U.S. Defense Secretary Robert Gates urged Japan on Tuesday to stick with its agreements on relocating the functions of the Futenma air base in Okinawa Prefecture.
In talks with Foreign Minister Katsuya Okada in Tokyo, Gates said it is important that the new administration led by the Democratic Party of Japan delivers on the promises made by previous administrations, a Foreign Ministry official said.
Calling the plan to keep Futenma’s operations within Okinawa the only feasible measure, the Pentagon chief urged Tokyo to reach a conclusion soon, the official said.
The relocation plan was hammered out by Washington and governments led by the DPJ’s political foe, the Liberal Democratic Party, and the DPJ pledged in its policy platform for the Aug. 30 Lower House election to to move Futenma’s operations outside Okinawa.
In response, Okada told Gates he is aware of the accord between the two governments, but domestic circumstances have changed. Citing some recent local elections won by opponents of the U.S. bases, Okada said Okinawans have called for a change in the relocation plan.
He told Gates that Tokyo will work on reaching a quick conclusion but asked the U.S. to be patient and understand Japan’s change in government, according to the ministry official who briefed reporters.

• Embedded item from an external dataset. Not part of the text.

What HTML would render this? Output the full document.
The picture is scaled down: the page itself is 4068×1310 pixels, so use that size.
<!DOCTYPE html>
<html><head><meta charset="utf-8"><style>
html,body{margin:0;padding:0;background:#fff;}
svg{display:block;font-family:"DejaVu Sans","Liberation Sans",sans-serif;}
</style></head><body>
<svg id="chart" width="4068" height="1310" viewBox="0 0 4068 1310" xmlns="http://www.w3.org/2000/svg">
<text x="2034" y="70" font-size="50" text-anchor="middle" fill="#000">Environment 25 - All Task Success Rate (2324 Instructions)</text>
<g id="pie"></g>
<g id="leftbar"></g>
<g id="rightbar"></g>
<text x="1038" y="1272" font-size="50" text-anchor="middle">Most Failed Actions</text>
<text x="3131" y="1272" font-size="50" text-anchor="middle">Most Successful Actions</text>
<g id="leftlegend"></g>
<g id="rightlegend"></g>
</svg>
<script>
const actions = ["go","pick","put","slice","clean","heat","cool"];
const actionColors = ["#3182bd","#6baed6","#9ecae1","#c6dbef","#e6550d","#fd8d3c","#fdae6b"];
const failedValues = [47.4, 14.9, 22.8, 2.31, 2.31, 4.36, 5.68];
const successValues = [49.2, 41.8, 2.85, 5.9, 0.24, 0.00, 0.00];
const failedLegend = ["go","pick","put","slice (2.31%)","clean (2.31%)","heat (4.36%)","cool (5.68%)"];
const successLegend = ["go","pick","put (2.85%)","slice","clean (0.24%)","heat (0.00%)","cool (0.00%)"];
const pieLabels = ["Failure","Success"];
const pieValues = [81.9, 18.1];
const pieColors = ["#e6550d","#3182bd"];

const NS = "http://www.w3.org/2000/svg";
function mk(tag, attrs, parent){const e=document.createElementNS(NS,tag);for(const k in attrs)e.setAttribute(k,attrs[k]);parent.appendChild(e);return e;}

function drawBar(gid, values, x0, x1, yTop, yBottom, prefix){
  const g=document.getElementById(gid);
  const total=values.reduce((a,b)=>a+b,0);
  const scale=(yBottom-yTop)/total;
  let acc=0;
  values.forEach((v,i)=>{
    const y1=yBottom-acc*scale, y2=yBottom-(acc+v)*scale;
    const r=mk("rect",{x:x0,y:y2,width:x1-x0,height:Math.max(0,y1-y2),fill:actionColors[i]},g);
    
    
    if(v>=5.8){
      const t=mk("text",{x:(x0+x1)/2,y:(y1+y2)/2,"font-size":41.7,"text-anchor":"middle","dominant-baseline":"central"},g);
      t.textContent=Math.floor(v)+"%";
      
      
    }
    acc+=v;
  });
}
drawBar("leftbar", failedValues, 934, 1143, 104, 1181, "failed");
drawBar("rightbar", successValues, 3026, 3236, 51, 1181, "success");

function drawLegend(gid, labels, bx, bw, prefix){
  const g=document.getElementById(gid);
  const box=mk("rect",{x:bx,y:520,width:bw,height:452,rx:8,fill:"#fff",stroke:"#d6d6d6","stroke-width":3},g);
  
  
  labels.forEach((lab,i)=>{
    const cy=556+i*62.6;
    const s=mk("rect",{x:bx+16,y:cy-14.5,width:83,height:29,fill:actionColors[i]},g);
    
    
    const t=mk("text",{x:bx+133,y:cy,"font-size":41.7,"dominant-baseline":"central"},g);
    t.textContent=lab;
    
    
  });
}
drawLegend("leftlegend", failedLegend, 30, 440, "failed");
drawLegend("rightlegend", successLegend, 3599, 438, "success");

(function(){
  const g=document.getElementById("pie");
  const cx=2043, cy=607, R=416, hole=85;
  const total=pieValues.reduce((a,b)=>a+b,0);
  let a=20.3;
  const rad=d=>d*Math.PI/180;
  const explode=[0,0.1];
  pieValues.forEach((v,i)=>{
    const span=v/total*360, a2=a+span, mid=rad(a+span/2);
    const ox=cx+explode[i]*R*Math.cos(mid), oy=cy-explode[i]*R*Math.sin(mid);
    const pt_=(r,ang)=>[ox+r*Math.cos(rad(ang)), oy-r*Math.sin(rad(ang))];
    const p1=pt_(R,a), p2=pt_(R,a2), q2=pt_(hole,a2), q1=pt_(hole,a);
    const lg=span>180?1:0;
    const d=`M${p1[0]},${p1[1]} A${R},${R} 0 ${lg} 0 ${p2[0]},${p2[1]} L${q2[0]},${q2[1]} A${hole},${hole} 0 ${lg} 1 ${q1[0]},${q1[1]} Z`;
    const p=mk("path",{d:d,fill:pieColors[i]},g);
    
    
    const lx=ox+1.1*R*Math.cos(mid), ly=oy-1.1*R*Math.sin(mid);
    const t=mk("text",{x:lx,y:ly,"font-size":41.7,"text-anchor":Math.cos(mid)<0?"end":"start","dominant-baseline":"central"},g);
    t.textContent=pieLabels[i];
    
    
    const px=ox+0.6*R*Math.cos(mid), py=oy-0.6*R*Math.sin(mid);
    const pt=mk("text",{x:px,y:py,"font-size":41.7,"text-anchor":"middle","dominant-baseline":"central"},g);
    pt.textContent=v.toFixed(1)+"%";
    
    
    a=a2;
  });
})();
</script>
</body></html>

On the DPJ’s plan to withdraw the Maritime Self-Defense Force from its refueling mission in the Indian Ocean, Gates told Okada that Japan should decide what it can do to assist antiterrorism efforts in Afghanistan and Pakistan.
The ministry official said Gates expressed hope that Tokyo will come up with supportive measures to assist the global effort.

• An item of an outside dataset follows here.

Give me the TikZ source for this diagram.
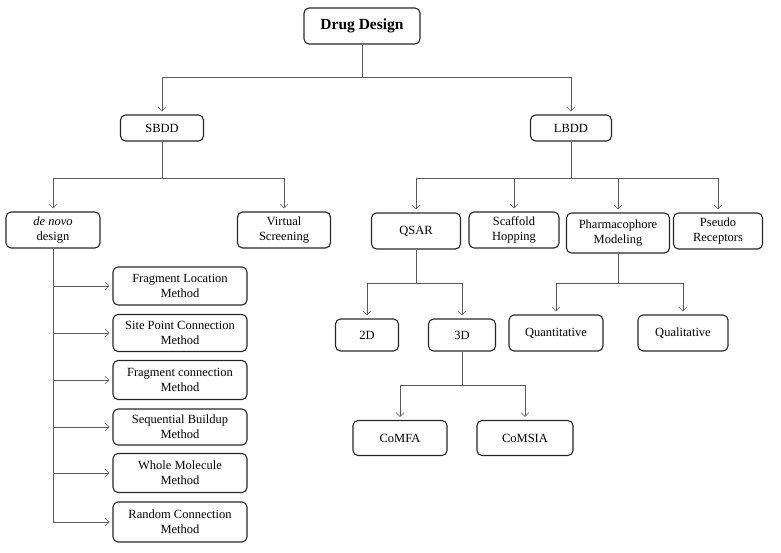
\documentclass[tikz,border=0pt]{standalone}
\usepackage{fontspec}
\setmainfont{Liberation Serif}
\usetikzlibrary{arrows.meta}
\tikzset{
  box/.style={draw=black!85,line width=1.1pt,rounded corners=5pt,align=center,
    font=\fontsize{12.5}{15}\selectfont,inner sep=2pt},
  link/.style={draw=black!65,line width=0.6pt},
  arr/.style={link,-{Straight Barb[length=4pt,width=8pt]},shorten >=3pt},
}
\begin{document}
\begin{tikzpicture}[x=1pt,y=-1pt]
\useasboundingbox (0,0) rectangle (781,552);

\node[box,minimum width=116pt,minimum height=36pt,font=\fontsize{15.5}{18}\selectfont\bfseries] (dd) at (362,26) {Drug Design};
\node[box,minimum width=83pt,minimum height=26pt] (sbdd) at (162,128) {SBDD};
\node[box,minimum width=81pt,minimum height=26pt] (lbdd) at (571,128) {LBDD};

\node[box,minimum width=94pt,minimum height=36pt] (denovo) at (53,230) {\textit{de novo}\\design};
\node[box,minimum width=93pt,minimum height=36pt] (vs) at (284,230) {Virtual\\Screening};

\node[box,minimum width=134pt,minimum height=38pt] (m1) at (180,286) {Fragment Location\\Method};
\node[box,minimum width=134pt,minimum height=37pt] (m2) at (180,333) {Site Point Connection\\Method};
\node[box,minimum width=134pt,minimum height=39pt] (m3) at (180,380) {Fragment connection\\Method};
\node[box,minimum width=134pt,minimum height=36pt] (m4) at (180,427) {Sequential Buildup\\Method};
\node[box,minimum width=134pt,minimum height=39pt] (m5) at (180,473) {Whole Molecule\\Method};
\node[box,minimum width=134pt,minimum height=40pt] (m6) at (180,522) {Random Connection\\Method};

\node[box,minimum width=89pt,minimum height=36pt] (qsar) at (416,231) {QSAR};
\node[box,minimum width=90pt,minimum height=36pt] (scaffold) at (514,230) {Scaffold\\Hopping};
\node[box,minimum width=103pt,minimum height=40pt] (pharma) at (618,233) {Pharmacophore\\Modeling};
\node[box,minimum width=89pt,minimum height=36pt] (pseudo) at (718,231) {Pseudo\\Receptors};

\node[box,minimum width=63pt,minimum height=32pt] (twod) at (367,335) {2D};
\node[box,minimum width=67pt,minimum height=32pt] (threed) at (462,335) {3D};
\node[box,minimum width=94pt,minimum height=36pt] (quanti) at (556,333) {Quantitative};
\node[box,minimum width=90pt,minimum height=36pt] (quali) at (683,333) {Qualitative};

\node[box,minimum width=94pt,minimum height=35pt] (comfa) at (400,438) {CoMFA};
\node[box,minimum width=96pt,minimum height=35pt] (comsia) at (525,438) {CoMSIA};

\coordinate (ddbus) at (362,77);
\coordinate (sbus) at (162,178);
\coordinate (lbus) at (571,178);
\coordinate (qbus) at (416,283);
\coordinate (pbus) at (618,283);
\coordinate (tbus) at (462,385);

\draw[link] (dd) -- (ddbus);
\draw[arr] (ddbus) -| (sbdd);
\draw[arr] (ddbus) -| (lbdd);

\draw[link] (sbdd) -- (sbus);
\draw[arr] (sbus) -| (denovo);
\draw[arr] (sbus) -| (vs);

\foreach \m in {m1,m2,m3,m4,m5,m6}
  \draw[arr] (denovo.south) |- (\m.west);

\draw[link] (lbdd) -- (lbus);
\foreach \n in {qsar,scaffold,pharma,pseudo}
  \draw[arr] (lbus) -| (\n);

\draw[link] (qsar) -- (qbus);
\draw[arr] (qbus) -| (twod);
\draw[arr] (qbus) -| (threed);

\draw[link] (pharma) -- (pbus);
\draw[arr] (pbus) -| (quanti);
\draw[arr] (pbus) -| (quali);

\draw[link] (threed) -- (tbus);
\draw[arr] (tbus) -| (comfa);
\draw[arr] (tbus) -| (comsia);

\end{tikzpicture}
\end{document}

Okada replied that the DPJ is not in a position to submit a bill to extend the MSDF mission and is instead drawing up plans for Japan to contribute in the region in other ways.
Despite the sticking points, however, Okada and Gates agreed to strengthen bilateral ties, the official said.

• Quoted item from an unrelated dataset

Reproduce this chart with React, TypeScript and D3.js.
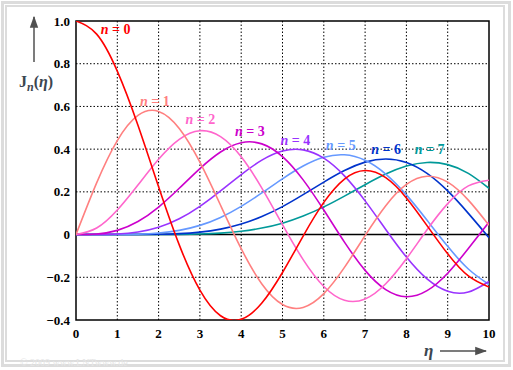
import React from 'react'
import * as d3 from 'd3'

// sample positions of eta
const etaValues = [0, 0.5, 1, 1.5, 2, 2.5, 3, 3.5, 4, 4.5, 5, 5.5, 6, 6.5, 7, 7.5, 8, 8.5, 9, 9.5, 10]

// J_n(eta) at the positions above
const j0 = [1.0, 0.9385, 0.7652, 0.5118, 0.2239, -0.0484, -0.2601, -0.3801, -0.3971, -0.3205, -0.1776, -0.0068, 0.1506, 0.2601, 0.3001, 0.2663, 0.1717, 0.0419, -0.0903, -0.1939, -0.2459]
const j1 = [0, 0.2423, 0.4401, 0.5579, 0.5767, 0.4971, 0.3391, 0.1374, -0.066, -0.2311, -0.3276, -0.3414, -0.2767, -0.1538, -0.0047, 0.1352, 0.2346, 0.2731, 0.2453, 0.1613, 0.0435]
const j2 = [0, 0.0306, 0.1149, 0.2321, 0.3528, 0.4461, 0.4861, 0.4586, 0.3641, 0.2178, 0.0466, -0.1173, -0.2429, -0.3074, -0.3014, -0.2302, -0.113, 0.0224, 0.1448, 0.2279, 0.2546]
const j3 = [0, 0.0026, 0.0196, 0.061, 0.1289, 0.2167, 0.3091, 0.3868, 0.4301, 0.4247, 0.3649, 0.2561, 0.1148, -0.0354, -0.1676, -0.258, -0.2911, -0.2626, -0.1809, -0.0653, 0.0584]
const j4 = [0, 0.0002, 0.0025, 0.0118, 0.034, 0.0738, 0.132, 0.2044, 0.2811, 0.3485, 0.3912, 0.3967, 0.3576, 0.2747, 0.1578, 0.0238, -0.1054, -0.2078, -0.2655, -0.2691, -0.2196]
const j5 = [0, 0, 0.0002, 0.0018, 0.007, 0.0195, 0.043, 0.0804, 0.1321, 0.1949, 0.2611, 0.3209, 0.3621, 0.3735, 0.3479, 0.2834, 0.1858, 0.067, -0.055, -0.1613, -0.2341]
const j6 = [0, 0, 0, 0.0002, 0.0012, 0.0042, 0.0114, 0.0254, 0.0491, 0.0846, 0.131, 0.1868, 0.2458, 0.2999, 0.3392, 0.3541, 0.3376, 0.2866, 0.2043, 0.0993, -0.0145]
const j7 = [0, 0, 0, 0, 0.0002, 0.0009, 0.0025, 0.0066, 0.0152, 0.0307, 0.0534, 0.0867, 0.1296, 0.1802, 0.2336, 0.2832, 0.3206, 0.3376, 0.3275, 0.2867, 0.2167]

const seriesValues = [j0, j1, j2, j3, j4, j5, j6, j7]
const seriesOrders = ['0', '1', '2', '3', '4', '5', '6', '7']
// where each "n = k" label sits (eta, value)
const labelAnchors: [number, number][] = [
  [0.6, 0.94], [1.55, 0.6], [2.65, 0.52], [3.85, 0.46], [4.95, 0.42], [6.05, 0.395], [7.15, 0.378], [8.2, 0.378],
]

const xTicks = [0, 1, 2, 3, 4, 5, 6, 7, 8, 9, 10]
const yTicks = [-0.4, -0.2, 0, 0.2, 0.4, 0.6, 0.8, 1.0]

const colors = ['#ff0000', '#ff8080', '#ff66cc', '#cc00cc', '#9933ff', '#6699ff', '#0033cc', '#009999']

const App = () => {
  const W = 513
  const H = 370
  const left = 76
  const right = 489
  const top = 21
  const bottom = 320

  const x = d3.scaleLinear().domain([0, 10]).range([left, right])
  const y = d3.scaleLinear().domain([-0.4, 1.0]).range([bottom, top])

  const line = d3
    .line<number>()
    .x((d, i) => x(etaValues[i]))
    .y((d) => y(d))
    .curve(d3.curveNatural)

  const serif = '"Liberation Serif", "Times New Roman", serif'

  return (
    <svg width={W} height={H} style={{ position: 'absolute', left: 0, top: 0 }} fontFamily={serif}>
      <defs>
        <clipPath id="plot">
          <rect x={left} y={top} width={right - left} height={bottom - top} />
        </clipPath>
        <marker id="arr" viewBox="0 0 10 10" refX="9" refY="5" markerWidth="8" markerHeight="8" orient="auto">
          <path d="M0,1.5 L10,5 L0,8.5 Z" fill="#505050" />
        </marker>
      </defs>

      {/* frame */}
      <rect x={0} y={0} width={W} height={H} fill="#fff" />
      <rect x={2.5} y={2.5} width={507} height={363} fill="none" stroke="#dcdcdc" strokeWidth={3} />
      <rect x={6} y={6} width={498} height={355} fill="none" stroke="#dcdcdc" strokeWidth={2} />

      {/* grid */}
      {xTicks.slice(1, -1).map((t) => (
        <line key={'gx' + t} x1={x(t)} x2={x(t)} y1={top} y2={bottom} stroke="#000" strokeWidth={1} strokeDasharray="1.5,2" />
      ))}
      {yTicks.filter((t) => t !== 0 && t !== -0.4 && t !== 1.0).map((t) => (
        <line key={'gy' + t} x1={left} x2={right} y1={y(t)} y2={y(t)} stroke="#000" strokeWidth={1} strokeDasharray="1.5,2" />
      ))}

      {/* border and zero line */}
      <rect x={left} y={top} width={right - left} height={bottom - top} fill="none" stroke="#000" strokeWidth={1.5} />
      <line x1={left} x2={right} y1={y(0)} y2={y(0)} stroke="#000" strokeWidth={1.5} />

      {/* curves */}
      <g clipPath="url(#plot)">
        {seriesValues
          .map((vals, n) => ({ vals, n }))
          .reverse()
          .map(({ vals, n }) => (
            <path key={n} d={line(vals) || ''} fill="none" stroke={colors[n]} strokeWidth={1.6} />
          ))}
      </g>

      {/* curve labels */}
      {labelAnchors.map(([ex, ev], n) => (
        <text key={'l' + n} x={x(ex)} y={y(ev)} fill={colors[n]} fontSize={14} fontWeight="bold">
          <tspan fontStyle="italic">n</tspan>
          <tspan> = {seriesOrders[n]}</tspan>
        </text>
      ))}

      {/* tick labels */}
      {xTicks.map((t) => (
        <text key={'tx' + t} x={x(t)} y={bottom + 18} textAnchor="middle" fontSize={13} fontWeight="bold">
          {t}
        </text>
      ))}
      {yTicks.map((t) => (
        <text key={'ty' + t} x={left - 6} y={y(t) + 4.5} textAnchor="end" fontSize={13} fontWeight="bold">
          {t === 0 ? '0' : d3.format('.1f')(t)}
        </text>
      ))}

      {/* y axis title */}
      <line x1={34} x2={34} y1={62} y2={17} stroke="#505050" strokeWidth={1.5} markerEnd="url(#arr)" />
      <text x={19} y={87} fontSize={16} fontWeight="bold" fill="#3c4650">
        J<tspan fontStyle="italic" fontSize={12} dy={4}>n</tspan>
        <tspan dy={-4}>(</tspan>
        <tspan fontStyle="italic">η</tspan>
        <tspan>)</tspan>
      </text>

      {/* x axis title */}
      <text x={424} y={356} fontSize={17} fontStyle="italic" fontWeight="bold" fill="#3c4650">η</text>
      <line x1={440} x2={486} y1={351} y2={351} stroke="#505050" strokeWidth={1.5} markerEnd="url(#arr)" />

      <text x={20} y={366} fontSize={10} fill="#e6e6e6">© 2009 www.LNTwww.de</text>
    </svg>
  )
}

export default App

Gates was quoted as saying Washington will stand with the DPJ as it becomes accustomed to governing and assured Okada that Tokyo “remains the cornerstone” of U.S. policy in the region.
The meeting was the first in Tokyo between the DPJ administration and a top U.S. official.
They agreed to continue exchanging opinions on global denuclearization and ruling out pre-emptive nuclear attacks, although Gates reiterated the need for flexibility to sustain the deterrence factor.
Okada and Gates did not exchange opinions on North Korea’s nuclear development program.
Gates met with Okada on the first of his two days in Tokyo. He was scheduled to meet Prime Minister Yukio Hatoyama and Defense Minister Toshimi Kitazawa on Wednesday.
His visit is laying the groundwork for President Barack Obama’s scheduled trip to Japan next month.